** start of Data supplied **
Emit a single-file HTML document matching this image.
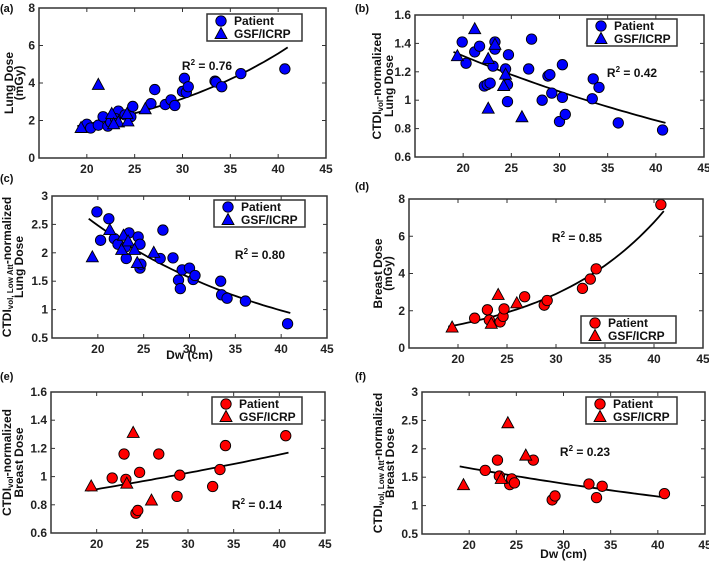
<!DOCTYPE html>
<html><head><meta charset="utf-8"><style>
body{margin:0;background:#fff;}
svg{display:block;font-family:"Liberation Sans",sans-serif;font-weight:bold;}
</style></head><body>
<svg id="fig" width="709" height="564" viewBox="0 0 709 564"></svg>
<script>
// ---- data (x = Dw in cm) ----
const aPx=[20,20.4,21.2,21.7,22.2,22.5,23.3,23.0,24.0,24.6,24.8,26.7,27.1,28.2,28.8,29.2,30.0,30.2,30.4,30.6,33.4,33.5,34.1,36.1,40.7];
const aPy=[1.8,1.6,1.75,2.2,1.7,1.9,2.5,2.1,2.3,2.2,2.75,2.9,3.65,2.85,3.1,2.8,3.55,4.25,3.5,3.8,4.1,4.05,3.8,4.5,4.75];
const aTx=[19.4,21.2,22.6,23.3,24.3,24.2,26.1,22.8];
const aTy=[1.6,3.9,2.35,1.9,1.95,2.35,2.6,1.8];
const bPx=[19.9,20.3,21.2,21.7,22.2,22.5,22.8,23.1,23.3,23.3,24.4,24.6,24.6,24.7,26.8,27.1,28.2,28.8,29.0,29.2,30.0,30.3,30.3,30.6,33.4,33.5,34.1,36.1,40.7];
const bPy=[1.41,1.26,1.34,1.38,1.1,1.11,1.12,1.24,1.41,1.36,1.22,1.11,0.99,1.32,1.22,1.43,1.0,1.17,1.18,1.05,0.85,1.25,1.02,0.9,1.01,1.15,1.09,0.84,0.79];
const bTx=[19.4,21.2,22.6,22.6,23.3,24.2,24.4,26.1];
const bTy=[1.31,1.5,1.29,0.94,1.39,1.1,1.18,0.88];
const cPx=[19.9,20.3,21.2,21.8,22.2,23.0,23.1,23.4,24.4,24.6,24.6,24.7,26.8,27.1,28.2,28.8,29.0,29.2,30.0,30.4,30.6,33.4,33.5,34.1,36.1,40.7];
const cPy=[2.72,2.22,2.6,2.25,2.15,2.1,1.9,2.35,2.28,2.15,1.73,1.8,1.9,2.4,1.91,1.52,1.37,1.7,1.73,1.53,1.6,1.5,1.26,1.2,1.15,0.75];
const cTx=[19.4,21.3,22.6,22.8,23.3,24.0,24.3,26.1];
const cTy=[1.92,2.4,2.05,2.3,2.2,2.05,1.82,2.0];
const dPx=[21.7,23.0,23.2,24.3,24.6,24.7,26.8,28.8,29.1,32.7,33.5,34.1,40.7];
const dPy=[1.6,2.05,1.5,1.4,1.7,2.1,2.75,2.3,2.55,3.2,3.7,4.25,7.7];
const dTx=[19.4,23.4,24.1,26.0];
const dTy=[1.1,1.3,2.85,2.4];
const ePx=[21.7,23.0,23.2,24.3,24.5,24.7,26.8,28.8,29.1,32.7,33.5,34.1,40.7];
const ePy=[0.99,1.16,0.98,0.74,0.76,1.03,1.16,0.86,1.01,0.93,1.05,1.22,1.29];
const eTx=[19.4,23.3,24.0,26.0];
const eTy=[0.93,0.95,1.31,0.83];
const fPx=[21.7,23.0,23.2,24.3,24.5,24.8,26.8,28.8,29.1,32.7,33.5,34.1,40.7];
const fPy=[1.62,1.8,1.52,1.37,1.47,1.4,1.8,1.1,1.17,1.38,1.14,1.34,1.21];
const fTx=[19.4,23.4,24.1,26.0];
const fTy=[1.36,1.47,2.45,1.88];
// fit curve end values at Dw=19 and Dw=41
const fitStart=[1.7,1.34,2.6,1.15,0.9,1.69];
const fitEnd=[5.9,0.84,0.94,7.35,1.17,1.14];
const r2Labels=["0.76","0.42","0.80","0.85","0.14","0.23"];
const xTicks=[20,25,30,35,40,45];
const yTicksA=[0,2,4,6,8], yTicksB=[0.6,0.8,1,1.2,1.4,1.6], yTicksC=[0.5,1,1.5,2,2.5,3];

const NS="http://www.w3.org/2000/svg";
const svg=document.getElementById('fig');
function mk(tag,attrs,parent){const e=document.createElementNS(NS,tag);for(const k in attrs)e.setAttribute(k,attrs[k]);(parent||svg).appendChild(e);return e;}

const panels=[
 {id:'a',L:39,R:326,T:8,B:158,ymin:0,ymax:8,yt:yTicksA,px:aPx,py:aPy,tx:aTx,ty:aTy,col:'#0000ff',leg:[207,14,302,41],r2:[207,66],lab:['Lung Dose','(mGy)'],lx:[13,23],letter:[0,12],xl:false},
 {id:'b',L:415,R:704,T:15,B:157,ymin:0.6,ymax:1.6,yt:yTicksB,px:bPx,py:bPy,tx:bTx,ty:bTy,col:'#0000ff',leg:[587,19,677,46],r2:[632,73],lab:['CTDIvol','Lung Dose'],lx:[381,393],letter:[355,12],xl:false},
 {id:'c',L:52,R:327,T:196,B:338,ymin:0.5,ymax:3,yt:yTicksC,px:cPx,py:cPy,tx:cTx,ty:cTy,col:'#0000ff',leg:[214,200,305,227],r2:[260,255],lab:['CTDIatt','Lung Dose'],lx:[11,23],letter:[0,182],xl:true,xly:359},
 {id:'d',L:409,R:703,T:199,B:348,ymin:0,ymax:8,yt:yTicksA,px:dPx,py:dPy,tx:dTx,ty:dTy,col:'#ff0000',leg:[581,316,676,343],r2:[577,238],lab:['Breast Dose','(mGy)'],lx:[382,392],letter:[355,190],xl:false},
 {id:'e',L:51,R:325,T:392,B:533,ymin:0.6,ymax:1.6,yt:yTicksB,px:ePx,py:ePy,tx:eTx,ty:eTy,col:'#ff0000',leg:[212,397,302,424],r2:[257,505],lab:['CTDIvol','Breast Dose'],lx:[11,23],letter:[0,380],xl:false},
 {id:'f',L:422,R:705,T:392,B:534,ymin:0.5,ymax:3,yt:yTicksC,px:fPx,py:fPy,tx:fTx,ty:fTy,col:'#ff0000',leg:[586,397,677,424],r2:[585,452],lab:['CTDIatt','Breast Dose'],lx:[382,394],letter:[355,380],xl:true,xly:558}
];

panels.forEach((p,i)=>{
 const g=mk('g',{});
 
 
 const X=v=>p.L+(v-15)/30*(p.R-p.L);
 const Y=v=>p.B-(v-p.ymin)/(p.ymax-p.ymin)*(p.B-p.T);
 const lt=mk('text',{x:p.letter[0],y:p.letter[1],'font-size':11,fill:'#111'},g);lt.textContent='('+p.id+')';
 
 
 xTicks.forEach(t=>{
  const x=X(t);
  mk('line',{x1:x,x2:x,y1:p.B,y2:p.B-4,stroke:'#333','stroke-width':1},g);
  mk('line',{x1:x,x2:x,y1:p.T,y2:p.T+4,stroke:'#333','stroke-width':1},g);
  const tt=mk('text',{x:x,y:p.B+15,'font-size':12,'text-anchor':'middle',fill:'#222'},g);tt.textContent=t;
  
  
 });
 p.yt.forEach(t=>{
  const y=Y(t);
  mk('line',{x1:p.L,x2:p.L+4,y1:y,y2:y,stroke:'#333','stroke-width':1},g);
  mk('line',{x1:p.R,x2:p.R-4,y1:y,y2:y,stroke:'#333','stroke-width':1},g);
  const tt=mk('text',{x:p.L-4,y:y+4,'font-size':12,'text-anchor':'end',fill:'#222'},g);tt.textContent=t;
  
  
 });
 let d='';
 for(let k=0;k<=44;k++){const xv=19+k*0.5;const yv=fitStart[i]*Math.pow(fitEnd[i]/fitStart[i],(xv-19)/22);d+=(k?'L':'M')+X(xv).toFixed(1)+','+Y(yv).toFixed(1);}
 const fit=mk('path',{d:d,fill:'none',stroke:'#000','stroke-width':1.8},g);
 
 
 p.px.forEach((xv,k)=>{
  const c=mk('circle',{cx:X(xv),cy:Y(p.py[k]),r:5.2,fill:p.col,stroke:'#000','stroke-width':0.9},g);
  
  
 });
 p.tx.forEach((xv,k)=>{
  const cx=X(xv),cy=Y(p.ty[k]);
  const t=mk('polygon',{points:`${cx},${cy-6.5} ${cx-6},${cy+4.5} ${cx+6},${cy+4.5}`,fill:p.col,stroke:'#000','stroke-width':0.9},g);
  
  
 });
 const box=mk('rect',{x:p.L,y:p.T,width:p.R-p.L,height:p.B-p.T,fill:'none',stroke:'#333','stroke-width':1.5},g);
 
 
 const r=mk('text',{x:p.r2[0],y:p.r2[1]+4,'font-size':12,'text-anchor':'middle',fill:'#111'},g);
 r.innerHTML='R<tspan dy="-5" font-size="8">2</tspan><tspan dy="5"> = '+r2Labels[i]+'</tspan>';
 
 
 const [x1,y1,x2,y2]=p.leg;
 const lg=mk('g',{},g);
 
 
 mk('rect',{x:x1,y:y1,width:x2-x1,height:y2-y1,fill:'#fff',stroke:'#333','stroke-width':1.5},lg);
 const my1=y1+7,my2=y1+20;
 mk('circle',{cx:x1+14,cy:my1,r:5.2,fill:p.col,stroke:'#000','stroke-width':0.9},lg);
 mk('polygon',{points:`${x1+14},${my2-6.5} ${x1+8},${my2+4.5} ${x1+20},${my2+4.5}`,fill:p.col,stroke:'#000','stroke-width':0.9},lg);
 const l1=mk('text',{x:x1+27,y:my1+4,'font-size':12,fill:'#111'},lg);l1.textContent='Patient';
 
 
 const l2=mk('text',{x:x1+27,y:my2+4,'font-size':12,fill:'#111'},lg);l2.textContent='GSF/ICRP';
 
 
 const cy=(p.T+p.B)/2;
 const lab1=mk('text',{x:0,y:0,'font-size':12,'text-anchor':'middle',fill:'#111',transform:`translate(${p.lx[0]},${cy}) rotate(-90)`},g);
 if(p.lab[0]==='CTDIvol') lab1.innerHTML='CTDI<tspan dy="2" font-size="8">vol</tspan><tspan dy="-2">-normalized</tspan>';
 else if(p.lab[0]==='CTDIatt') lab1.innerHTML='CTDI<tspan dy="2" font-size="8">vol, Low Att</tspan><tspan dy="-2">-normalized</tspan>';
 else lab1.textContent=p.lab[0];
 
 
 const lab2=mk('text',{x:0,y:0,'font-size':12,'text-anchor':'middle',fill:'#111',transform:`translate(${p.lx[1]},${cy}) rotate(-90)`},g);
 lab2.textContent=p.lab[1];
 
 
 if(p.xl){
  const xl=mk('text',{x:(p.L+p.R)/2,y:p.xly,'font-size':12,'text-anchor':'middle',fill:'#111'},g);
  xl.textContent='Dw (cm)';
  
  
 }
});
</script>
</body></html>
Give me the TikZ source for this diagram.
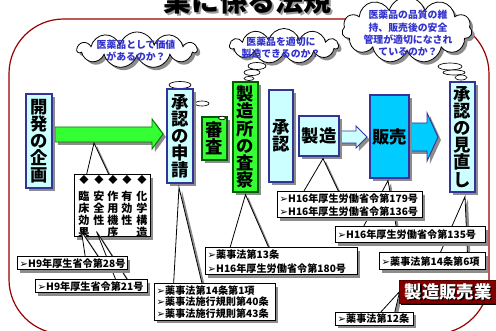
\documentclass[tikz,border=0pt]{standalone}
\usepackage{fontspec}
\setmainfont{Noto Sans CJK JP}
\newfontfamily\dvs{DejaVu Sans}
\usetikzlibrary{shapes.symbols,shapes.geometric,shadows,calc}
\definecolor{lcyan}{RGB}{204,255,255}
\definecolor{bborder}{RGB}{51,51,153}
\definecolor{gfill}{RGB}{51,255,51}
\definecolor{gborder}{RGB}{0,90,0}
\definecolor{cfill}{RGB}{0,204,255}
\definecolor{qblue}{RGB}{51,51,204}
\definecolor{framec}{RGB}{153,0,0}
\definecolor{dred}{RGB}{128,0,0}
\newcommand\pxu{0.75pt}
\newcommand\jsz[2]{\fontsize{#1}{#2}\selectfont\lineskiplimit=-20pt\relax}
\newcommand\bul{{\dvs\mdseries ➢}}
\pgfdeclarelayer{ptrs}
\pgfdeclarelayer{top}
\pgfsetlayers{main,ptrs,top}
\begin{document}
\begin{tikzpicture}[x=0.75pt,y=-0.75pt,
  shad/.style={drop shadow={shadow xshift=2.2pt,shadow yshift=-2.2pt,fill=black!45,opacity=1}},
  vbox/.style={draw=bborder,fill=lcyan,line width=0.9pt,shad,inner sep=0pt,align=center,font=\bfseries\jsz{13}{12.8}},
  gbox/.style={vbox,draw=gborder,fill=gfill},
  callout/.style={draw=black,fill=white,line width=0.75pt,shad,inner xsep=2pt,inner ysep=0pt,align=left,font=\bfseries\jsz{7.6}{8.8}},
  ptr/.style={draw=black,fill=white,line width=0.6pt,shad},
  bubble/.style={ellipse,draw=black,fill=white,line width=0.5pt,inner sep=0pt},
  cloudbox/.style={cloud,cloud puffs=11,cloud ignores aspect,draw=black,fill=white,line width=0.6pt,shad,inner sep=0pt},
  cloudtxt/.style={text=qblue,font=\bfseries\jsz{7.4}{9},align=center},
  colt/.style={anchor=north,align=center,inner sep=0pt,font=\bfseries\jsz{8.3}{9}},
  dia/.style={inner sep=0pt,font=\jsz{7}{7}},
  blockarrow/.style={line width=0.7pt,shad}
]
\useasboundingbox (0,0) rectangle (496,331);
% title
\node[font=\bfseries\jsz{21}{21},text=black!40] (titleshadow) at (249.5,3) {業に係る法規};
\node[font=\bfseries\jsz{21}{21},text=black] (title) at (247.5,1) {業に係る法規};
% frame
\draw[framec,line width=0.9pt,rounded corners=41pt] (9,19) rectangle (489,334);
% clouds
\node[cloudbox,minimum width=119*\pxu,minimum height=36*\pxu] (cloud1) at (137,50) {};
\node[cloudtxt] (q1) at (136,51) {医薬品として価値\\があるのか？};
\node[cloudbox,minimum width=108*\pxu,minimum height=35*\pxu] (cloud2) at (284,46) {};
\node[cloudtxt] (q2) at (281,47.5) {医薬品を適切に\\製造できるのか？};
\node[cloudbox,minimum width=130*\pxu,minimum height=66*\pxu] (cloud3) at (407,30) {};
\node[cloudtxt,font=\bfseries\jsz{7.4}{9.2}] (q3) at (408,33.5) {医薬品の品質の維\\持、販売後の安全\\管理が適切になされ\\ているのか？};
% bubbles
\node[bubble,minimum width=22*\pxu,minimum height=7*\pxu] (bA) at (180,85) {};
\node[bubble,minimum width=14*\pxu,minimum height=5*\pxu] (bB) at (202,103.5) {};
\node[bubble,minimum width=18*\pxu,minimum height=7*\pxu] (bD) at (257,66) {};
\node[bubble,minimum width=16*\pxu,minimum height=6*\pxu] (bE) at (252,72.5) {};
\node[bubble,minimum width=10*\pxu,minimum height=4*\pxu] (bF) at (249,78.5) {};
\node[bubble,minimum width=24*\pxu,minimum height=7*\pxu] (bG) at (450,66.5) {};
\node[bubble,minimum width=22*\pxu,minimum height=5*\pxu] (bH) at (454,72.5) {};
\node[bubble,minimum width=12*\pxu,minimum height=5*\pxu] (bI) at (461,77.5) {};
% block arrows
\filldraw[blockarrow,fill=gfill,draw=gborder!80!green] (55,127) -- (152,127) -- (152,119) -- (163,134) -- (152,149) -- (152,142) -- (55,142) -- cycle;
\filldraw[blockarrow,fill=lcyan,draw=bborder] (339,131) -- (356,131) -- (356,126) -- (367,137) -- (356,148) -- (356,143) -- (339,143) -- cycle;
\filldraw[blockarrow,fill=cfill,draw=bborder] (405,123) -- (427,123) -- (427,113) -- (438,137) -- (427,161) -- (427,151) -- (405,151) -- cycle;
% main boxes
\node[vbox,minimum width=26*\pxu,minimum height=94*\pxu] (kaihatsu) at (39,141) {開\\発\\の\\企\\画};
\node[vbox,minimum width=26*\pxu,minimum height=94*\pxu] (shinsei) at (180,136) {承\\認\\の\\申\\請};
\node[gbox,minimum width=25*\pxu,minimum height=43*\pxu] (shinsa) at (214.5,138.5) {審\\査};
\node[bubble,minimum width=7*\pxu,minimum height=3.6*\pxu] (bC) at (222,118) {};
\node[gbox,minimum width=25*\pxu,minimum height=110*\pxu] (sasatsu) at (245.5,137) {製\\造\\所\\の\\査\\察};
\node[vbox,minimum width=24*\pxu,minimum height=92*\pxu] (shonin) at (281,136) {承\\認};
\node[vbox,minimum width=40*\pxu,minimum height=40*\pxu] (seizo) at (319,136) {製造};
\node[vbox,fill=cfill,minimum width=39*\pxu,minimum height=83*\pxu] (hanbai) at (389.5,136.5) {販売};
\node[vbox,minimum width=25*\pxu,minimum height=110*\pxu] (minaoshi) at (462.5,137) {承\\認\\の\\見\\直\\し};
% callout boxes
\begin{pgfonlayer}{top}
\node[callout,text width=78.5pt,minimum height=13*\pxu] (h28) at (72,263.5) {\bul H9年厚生省令第28号};
\node[callout,text width=80pt,minimum height=13*\pxu] (h21) at (91,286.5) {\bul H9年厚生省令第21号};
\node[callout,text width=86.75pt,minimum height=36*\pxu] (y141) at (214.5,302) {\bul 薬事法第14条第1項\\\bul 薬事法施行規則第40条\\\bul 薬事法施行規則第43条};
\node[callout,text width=110pt,minimum height=27*\pxu,font=\bfseries\jsz{7.6}{10}] (y13) at (281,261.5) {\bul 薬事法第13条\\\bul H16年厚生労働省令第180号};
\node[callout,text width=104.75pt,minimum height=26*\pxu,font=\bfseries\jsz{7.6}{9.5}] (h179) at (349.5,205) {\bul H16年厚生労働省令第179号\\\bul H16年厚生労働省令第136号};
\node[callout,text width=108.5pt,minimum height=16*\pxu] (h135) at (410,235) {\bul H16年厚生労働省令第135号};
\node[callout,text width=75.5pt,minimum height=17*\pxu] (y146) at (432,261.5) {\bul 薬事法第14条第6項};
\node[callout,text width=54.5pt,minimum height=13*\pxu] (y12) at (374,318.5) {\bul 薬事法第12条};
\node[fill=dred,draw=dred!70!black,line width=0.6pt,minimum width=98*\pxu,minimum height=23*\pxu,drop shadow={shadow xshift=1.5pt,shadow yshift=-1.5pt,fill=black,opacity=1}] (gyo) at (448,291.5) {};
\node[font=\bfseries\jsz{13}{13},text=black] (gyos) at (449.5,293) {製造販売業};
\node[font=\bfseries\jsz{13}{13},text=white] (gyot) at (448,291.5) {製造販売業};
\end{pgfonlayer}
% pointers and item box
\begin{pgfonlayer}{ptrs}
\coordinate (gA) at (94,143);
\coordinate (ib1) at (86,177);
\coordinate (ib2) at (110,177);
\filldraw[ptr] (gA) -- (ib1) -- (ib2) -- cycle;
\node[draw=black,fill=white,line width=0.75pt,shad,minimum width=76*\pxu,minimum height=62*\pxu] (items) at (112,206) {};
\node[dia] (d1) at (84,180) {◆};
\node[dia] (d2) at (99,180) {◆};
\node[dia] (d3) at (113,180) {◆};
\node[dia] (d4) at (127,180) {◆};
\node[dia] (d5) at (142,180) {◆};
\node[colt] (c1) at (84,191) {臨\\床\\効\\果};
\node[colt] (c2) at (99,191) {安\\全\\性};
\node[colt] (c3) at (113,191) {作\\用\\機\\序};
\node[colt] (c4) at (127,191) {有\\効\\性};
\node[colt] (c5) at (142,191) {化\\学\\構\\造};
\coordinate (t28) at ($(items.south west)+(8,-6)$);
\coordinate (t21) at ($(items.south west)+(23,-6)$);
\coordinate (t141) at ($(shinsei.south)+(-1,4)$);
\coordinate (t13) at ($(sasatsu.south)+(0,2)$);
\coordinate (t179) at ($(seizo.south)+(4,2)$);
\coordinate (t135) at ($(hanbai.south)+(-1.5,2)$);
\coordinate (t146) at ($(minaoshi.south)+(2.5,4)$);
\coordinate (t12) at ($(gyo.west)+(1,0)$);
\filldraw[ptr] (t21) -- ($(h21.north west)+(82,2)$) -- ($(h21.north west)+(94,2)$) -- cycle;
\filldraw[ptr] (t28) -- ($(h28.north west)+(69,2)$) -- ($(h28.north west)+(83,2)$) -- cycle;
\filldraw[ptr] (t141) -- ($(y141.north west)+(20,2)$) -- ($(y141.north west)+(49,2)$) -- cycle;
\filldraw[ptr] (t13) -- ($(y13.north west)+(25,2)$) -- ($(y13.north west)+(65,2)$) -- cycle;
\filldraw[ptr] (t179) -- ($(h179.north west)+(26,2)$) -- ($(h179.north west)+(63,2)$) -- cycle;
\filldraw[ptr] (t135) -- ($(h135.north west)+(28,2)$) -- ($(h135.north west)+(62,2)$) -- cycle;
\filldraw[ptr] (t146) -- ($(y146.north west)+(61,2)$) -- ($(y146.north west)+(89,2)$) -- cycle;
\filldraw[ptr] (t12) -- ($(y12.north west)+(45,2)$) -- ($(y12.north west)+(60,2)$) -- cycle;
\end{pgfonlayer}
\end{tikzpicture}
\end{document}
** end of Data supplied **
Give only the number of lines in the data that hold the string "this".

- Response -
2